Here we provide advice, address the problems and solutions to the drilling of this often stubborn material: How to avoid hitting rebar, procedure if you do, what drills are suitable, etc. Please also note the general instructions for drilling work for the mounting of wire trellises.
Concrete consists of three components, 1. The aggregate, i.e. pebbles, gravel, sand 2. Water and 3. Cement, which can be manually spread or poured into a mould where it then sets. In order to increase the strength of this material, it is often reinforced with a latticed structure of steel rods or ‘rebar’, which concrete can be poured over and set around. Concrete with a distinctly high inclusion of rebar is known as ferroconcrete. This rebar, in turn, is often divided into stronger sections of reinforcement with thin wires that secure the rods during concrete casting to maintain firm positioning. The overlay of reinforced concrete used externally is 3.5-4cm, so holes drilled up to and bellow 3.5 cm are generally unproblematic. Concrete surfaces can be left bare and untreated, however, for aesthetic reasons they can also be painted, plastered or tiled.
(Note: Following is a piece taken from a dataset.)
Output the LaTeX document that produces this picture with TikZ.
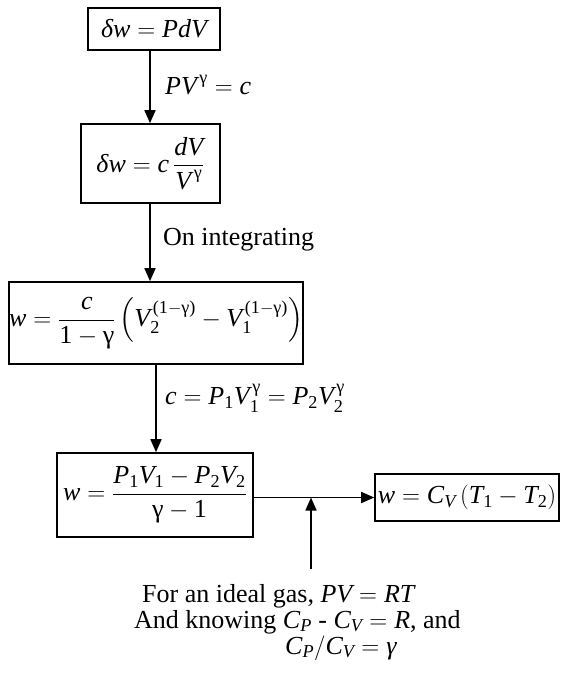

First, determine the walls thickness by drilling a test hole and ensure it is not a 'thin concrete wall’. It is advised to keep the drilling depth 1-2cm lower than the walls thickness to prevent spalling (splintering or chipping) on the inner wall. Due to the density of ferro-concrete, a hammer drill is usually needed - for which we provide high quality drill bits. A hammer drill is sufficient for small holes, however, it is worth noting that special drills with concrete cutting geometry such as SB 77777 are more suitable than universal masonry drills like SB 44444. Pre-determined your drill points and drill initially without the impact motion of the hammer drill, to prevent spalling in the surface layer, especially with exposed concrete. Please refer to the general remarks about drilling if unsure.
If, during concrete drilling, you hit metal you have probably encountered rebar. Clean the hole shine a focussed light source into it. If you see an iron rod approximately 5mm diameter it can be severed when persistently drilled with our hammer drill bits. Severing any thinner auxiliary wires in the concrete (see above) will often go unnoticed. In the case of reintroducing plants to commercial industrial structures, any severance of inner reinforcement should be clarified with a site management. Strong steel bars should not be severed, especially if multiple perforations of the reinforcing steel effect the stability of the structure. For the special case of prestressed concrete please see below. Solutions for botched drilling are as follows:
First, confirm whether you have hit a vertical or horizontal rod but pulling out of the hole and illuminating the inside, then seal the hole thoroughly with weatherproof white filler to guard against water damage and consequent rusting of the inner reinforcement. Once the filler has set a new hole can be drilled and the holder(s) fastened as planned.
Sometimes, when drilling, the direction of the hole can become skewed or interrupted by a rod of rebar. If you have drilled and notice the shaft of an Easy, Light and Heavy kit are not lying straight you can drill the hole wider to allow adjust the position of your anchor then fill the remaining space with composite mortar. Alternatively, with 'Eco' and 'Classic' kits, if you realise after screwing them into place that they are crooked, you can gently hammer them into the desired, level position.
This method is suitable for all applications that use metric screws and limits the drilling depth to that of the external wall, meaning you do not drill into the reinforced area. This makes drilling much easier because the hole will be particularly shallow, however, it also means that special attention must be paid to the angle of the drill bit. If you do not drill straight, the circumference of the hole will be enlarged and lose tension, thus compromising the security of the implanted screw. Once a successful hole has been drilled, insert the threaded shaft, followed by a suitable brass anchor, which can then be shortened accordingly using a buzz saw. For medium sized kits, the WM 10081 holder is suitable, however, if the reinforced wall has only been plastered over, it will not be strong enough to support the weight of a brass wall anchor, once the hole is drilled it must be secured in the wall with composite mortar. This procedure is also relevant to anything with a wooden thread.
In order to increase stability in exceptionally large structure such as industrial ceilings, highway bridges etc, ‘Prestressed’ concrete has been developed. This is when the metal rods (tendons) are subjected to immense lateral strain pulling in opposite directions or ‘stressed’. Prestressed concrete has two forms: pre and post-tensioned. In pre-tensioned concrete, the tendons are stressed before being cast in the concrete whereas, in post-tensioned concrete, the tendons are stressed within the concrete using hydraulic jacks. Drilling for the mounting of growth aids must be done with the utmost care as damage to/severing of the tendons can completely compromise the structural integrity!